Later, it was a former roommate at College Park who presented Bender with the coaching opportunity of a lifetime, one he could not pass up.
Soon after, Bender traveled to Hong Kong, where his ex-roomie had landed a position with the National Team. Bender was shown around the territory and, following a good impression at a mini-camp, offered a position as an Assistant Defensive Coordinator for the Hong Kong Under-19 Youth Team.
Fast forward three years, including a coaching cameo with the U19 team at a World Championship in Vancouver, and Bender has been promoted to assistant coach with the Hong Kong National Team, whom he hopes to help guide on a successful showing in the upcoming 2018 Federation of International Lacrosse (FIL) Championship, which will be played in the Mediterranean resort city of Netanya, Israel from July 12-21.

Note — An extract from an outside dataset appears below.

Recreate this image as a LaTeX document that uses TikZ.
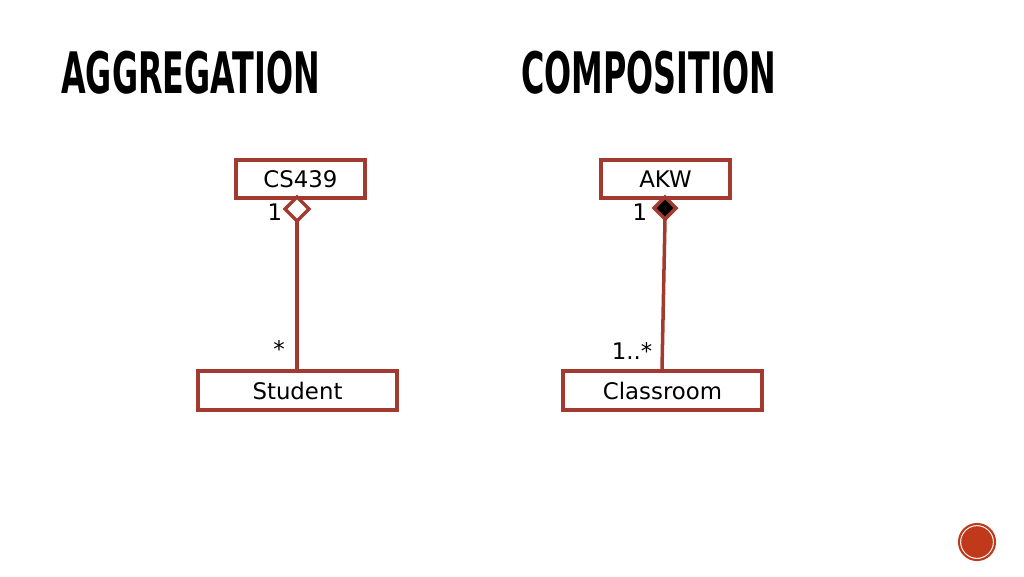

Hong Kong will be competing in the FIL Championship along with 48 other nations, spanning six continents. Hong Kong is an ambitious, but young and realistic program, whom Bender has pegged to finish as high, if not higher, as the top-20.
Bender and Hong Kong are set to take the biggest stage in lacrosse, a moment Bender imagined would come. After all, he has been inspiring his players at HEADstrong to aim this high for years.
“I try to reiterate the same message to my players at HEADstrong and my high school team, especially telling the younger guys,” Bender said. “You don’t need to be the biggest, fastest or strongest. Lacrosse is a sport that you can individually improve to the best of your ability.”
Bender said he is personally looking forward to learning from his experience on the sidelines in Israel, and hopes to bring back an international perspective of the game to his players at HEADstrong Lacrosse.
“One of the greatest perks of working with the [Hong Kong] National Team is helping to grow the game,” Bender said. “You travel all over the world, and the players just love the sport we take for granted and have access to so easily here in the States. I’ll try to bring back the overall passion and respect for the game.”
For Bender, lacrosse is the sport that keeps on giving, with HEADstrong Lacrosse and the Director’s outlook being no different. Bender, like the club he helps manage, continues to give back to and strive to become the best role model for local youth lacrosse players.
“I still have a long way to go in regards to coaching, understanding the ins and outs … but the biggest thing is learning to regurgitate what I have learned in a way that different level of players can understand it,” Bender said. “It’s a challenge, but that’s what drives coaches; that’s what drives me.”